# My Olde Tyme Bulldog, Mimi!



## Ian Hall (Oct 22, 2009)




----------



## royal_girly (Apr 14, 2008)

ooooooh she looks like a really nice one, lovely head on her.


----------



## cpiggott22 (Apr 1, 2009)

Aw, bless her cottons. She looks so immaculately behaved and really mellow, I love that close up of her chops! How old is she?


----------



## fenwoman (Apr 15, 2008)

if you hadn't mentioned what type of dog she was, I'd have sworn she was a boxer X staffie :lol2:


----------



## Pimperella (Sep 26, 2006)

ooo shes pretty!
and sorry to echo femwoman but she looks just the same in the face as my mates Boxer x Staff 'Tara' she's a babe.
And I have the pink camo collars aswell lol and matcing leads and harnesses lol and green camo sets for the boys lol


----------



## Zoo-Man (Apr 12, 2008)

Aww, she's bloody gorgeous!


----------



## marthaMoo (May 4, 2007)

fenwoman said:


> if you hadn't mentioned what type of dog she was, I'd have sworn she was a boxer X staffie :lol2:


Thats the thing, because they are a created breed and are bred from different Bull Dogs they can come out looking very different, you may not even get an identical pup in one litter. 

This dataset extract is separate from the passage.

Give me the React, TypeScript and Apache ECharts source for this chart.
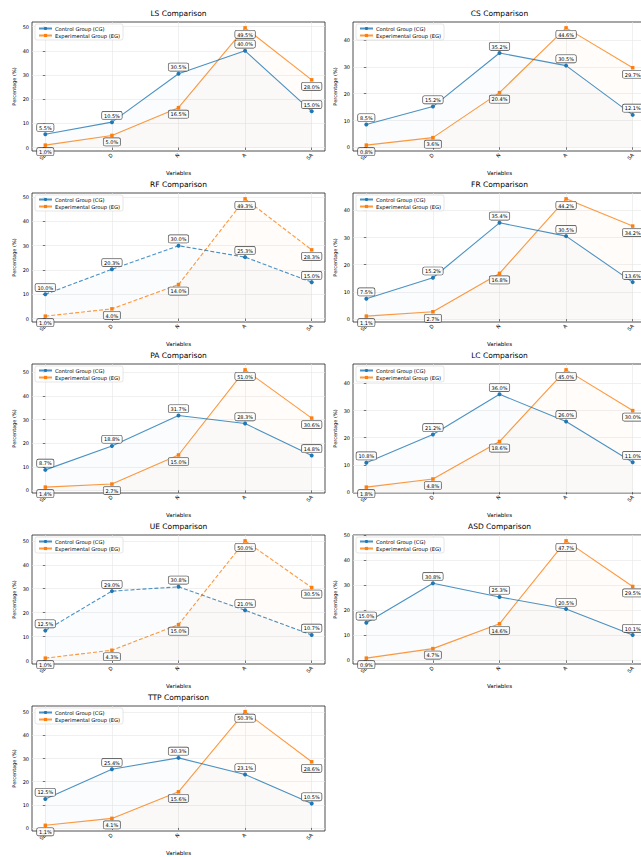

My friend has a Sussex Bull dog, now that is one stunning dog. That breed is also is a very interesting as it was made up of a certain cross when it first came about, but the breeder doesnt like to talk about what goes into making them..lol
She is very gorgeous :flrt:


----------



## Emmaj (Dec 3, 2007)

awww she is adorable :flrt::flrt:


----------



## eve2611 (Jul 28, 2009)

gorgeous, gorgeous gorgeous


----------



## cathspythons (Jun 29, 2008)

she is a real cutie :flrt:


----------